During handling of the above exception, another exception occurred:

Traceback (most recent call last):
  File "/paedyl01/disk1/louisshe/tmp/gatk/cohort_denoising_calling.418897092082188314.py", line 184, in <module>
    sys.exit(gcnvkernel.io_consts.diverged_inference_exit_code)
NameError: name 'sys' is not defined
21:09:00.147 INFO  GermlineCNVCaller - Shutting down engine
[August 13, 2024 9:09:00 PM GMT] org.broadinstitute.hellbender.tools.copynumber.GermlineCNVCaller done. Elapsed time: 3.36 minutes.
Runtime.totalMemory()=3168796672
org.broadinstitute.hellbender.utils.python.PythonScriptExecutorException:
python exited with 1

Much appreciated for your help indeed!

Best regards, Louis

gokalpcelik commented 3 months ago

Can you provide the whole log as an attachment? It is really hard to debug with missing information.

snakesch commented 3 months ago

stderr.log

gokalpcelik commented 3 months ago

How did you install the GATK Conda environment?
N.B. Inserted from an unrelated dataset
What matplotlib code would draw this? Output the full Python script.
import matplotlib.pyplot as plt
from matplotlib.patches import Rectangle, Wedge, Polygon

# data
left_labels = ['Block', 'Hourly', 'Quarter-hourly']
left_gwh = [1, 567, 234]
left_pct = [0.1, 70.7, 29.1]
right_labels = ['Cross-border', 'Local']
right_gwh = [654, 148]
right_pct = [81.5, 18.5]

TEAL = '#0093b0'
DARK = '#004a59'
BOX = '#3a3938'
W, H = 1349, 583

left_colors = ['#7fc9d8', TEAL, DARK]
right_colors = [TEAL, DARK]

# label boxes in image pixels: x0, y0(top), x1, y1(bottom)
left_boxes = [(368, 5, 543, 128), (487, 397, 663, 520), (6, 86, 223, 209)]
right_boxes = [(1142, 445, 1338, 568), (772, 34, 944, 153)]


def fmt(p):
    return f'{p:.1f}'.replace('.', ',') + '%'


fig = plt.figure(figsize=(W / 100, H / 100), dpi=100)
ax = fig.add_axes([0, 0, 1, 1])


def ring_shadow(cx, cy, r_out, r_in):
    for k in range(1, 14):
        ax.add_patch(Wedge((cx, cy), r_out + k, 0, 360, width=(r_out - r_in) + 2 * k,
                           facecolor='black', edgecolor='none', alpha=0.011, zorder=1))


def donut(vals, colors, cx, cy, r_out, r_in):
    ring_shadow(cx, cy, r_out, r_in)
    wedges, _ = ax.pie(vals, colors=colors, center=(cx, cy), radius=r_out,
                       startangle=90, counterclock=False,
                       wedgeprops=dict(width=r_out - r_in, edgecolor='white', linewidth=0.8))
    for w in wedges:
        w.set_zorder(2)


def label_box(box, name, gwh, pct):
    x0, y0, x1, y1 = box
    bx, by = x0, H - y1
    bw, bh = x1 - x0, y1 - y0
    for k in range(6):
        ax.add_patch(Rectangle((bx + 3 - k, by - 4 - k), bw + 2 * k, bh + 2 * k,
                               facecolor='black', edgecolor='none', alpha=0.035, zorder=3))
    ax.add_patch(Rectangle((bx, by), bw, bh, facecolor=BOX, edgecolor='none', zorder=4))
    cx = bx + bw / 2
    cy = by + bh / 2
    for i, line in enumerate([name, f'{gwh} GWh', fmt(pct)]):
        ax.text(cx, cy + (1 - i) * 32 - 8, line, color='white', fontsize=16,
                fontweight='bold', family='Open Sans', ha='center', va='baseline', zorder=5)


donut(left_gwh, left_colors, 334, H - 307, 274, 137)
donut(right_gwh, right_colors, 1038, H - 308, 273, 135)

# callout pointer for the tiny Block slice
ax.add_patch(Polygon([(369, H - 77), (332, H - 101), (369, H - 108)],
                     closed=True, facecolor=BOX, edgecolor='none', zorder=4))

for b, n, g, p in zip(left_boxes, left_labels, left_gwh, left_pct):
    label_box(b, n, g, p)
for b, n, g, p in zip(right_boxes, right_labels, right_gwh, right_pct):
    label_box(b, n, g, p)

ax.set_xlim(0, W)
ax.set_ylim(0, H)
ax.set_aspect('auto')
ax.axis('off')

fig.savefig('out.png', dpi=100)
Looks like a problem with the conda environment configuration. One possible reason could be that conda environment is not the version 4.3.0.0 is requesting.

snakesch commented 3 months ago

I did not install the GATK conda environment. Instead, I created a singularity container using the GATK v4.3.0.0 docker image. Also, the GATK version I have outside container is v4.6.0.0, so the fact that GATK v4.3.0.0 got called means it was using the GATK came with the image.

gokalpcelik commented 3 months ago

We don't support singularity so I am not sure how to help if that's the version you are using.